Comme le faisait remarquer le consul général à Alger, l’accord de 1968 sert principalement à « blanchir la fraude »… Dans son ouvrage récent, Patrick Stefanini, éminent connaisseur de ces questions, souligne que même si le Parlement voulait instaurer des règles générales différentes dans le domaine des visas, il ne légiférerait en fait que pour 50 % des titres de séjour délivrés, les trois pays du Maghreb, dont l’Algérie, relevant de dispositions particulières et échappant ainsi au droit commun. Il faudrait donc, outre la législation, dénoncer ces accords ou à tout le moins les renégocier.

Pour résumer, le visa apparaît aux Algériens à la fois comme illégitime (puisqu’il n’existait pas avant 1986) tout en étant considéré comme un droit et il répond à des considérations particulières, dérogatoires au droit commun en matière migratoire. Telles sont les raisons pour lesquelles les autorités algériennes ont toujours demandé (et obtenu) le maintien des accords de 1968 sur la circulation des personnes, car elles bénéficient d’avantages dont aucun autre pays ne pourrait se prévaloir. C’est aussi la raison pour laquelle il suffit d’obtenir un visa touristique (court séjour), pour, une fois celui-ci obtenu, faire jouer l’ensemble des dispositions des accords franco-algériens. En ce sens, les accords de 1968 sont un peu l’équivalent du calendrier de l’Avent : vous êtes gagnant à chaque fenêtre que vous ouvrez.

À cela, il faut ajouter que la présence d’une importante communauté algérienne en France produit un effet « mécanique » d’attraction : chacun ayant un frère, père ou enfant en France peut, à un moment ou un autre, espérer et revendiquer un regroupement familial, voire une kafala (procédure d’adoption).

C’est donc la question de la délivrance des visas de court séjour qui constituait, pour tous les ministres de l’Intérieur comme des Affaires étrangères, la question la plus sensible.

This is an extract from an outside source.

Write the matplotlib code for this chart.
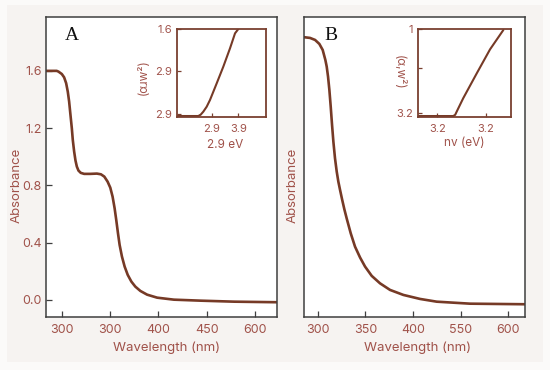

Du côté algérien existait une forte demande en matière migratoire à cause de cette fonction « régulatrice » du visa ; prévalait aussi une insistance à garder la spécificité des accords de 1968 et même la volonté de les améliorer et de les perfectionner. Du côté français, on se rendait compte de l’importance du « point d’entrée » que constituait le visa de court séjour, qui permettait, une fois obtenu, de recourir aux différentes « passerelles administratives » et avantages procurés par les accords de 1968. Mais on se rendait également compte, en France, de l’importance et de la spécificité du cadre juridique qui entourait cette question : non seulement ces accords (dont certains à Paris évidemment comprenaient qu’ils avaient été rédigés et signés dans un tout autre contexte politique et un autre environnement économique) constituaient un véritable socle juridique, mais au fil des ans la jurisprudence très libérale du juge français, du Conseil d’État notamment comme du Conseil constitutionnel, avait ajouté une strate protectrice supplémentaire. Enfin, les exigences juridiques européennes, Code Schengen comme jurisprudence de la Cour européenne des droits de l’homme, se superposaient à nos dispositions nationales et constituaient autant de garde-fous et un arsenal juridique très protecteur pour les intéressés. Il était clair que pour des raisons à la fois politiques (la sensibilité extrême du dossier et les difficultés politiques internes comme diplomatiques qu’il créait) et juridiques (l’environnement juridique et jurisprudentiel), il était préférable de ne rien faire et de fermer les yeux… Le dossier était trop piégeux et se heurtait de surcroît à beaucoup d’aspects de politique intérieure française.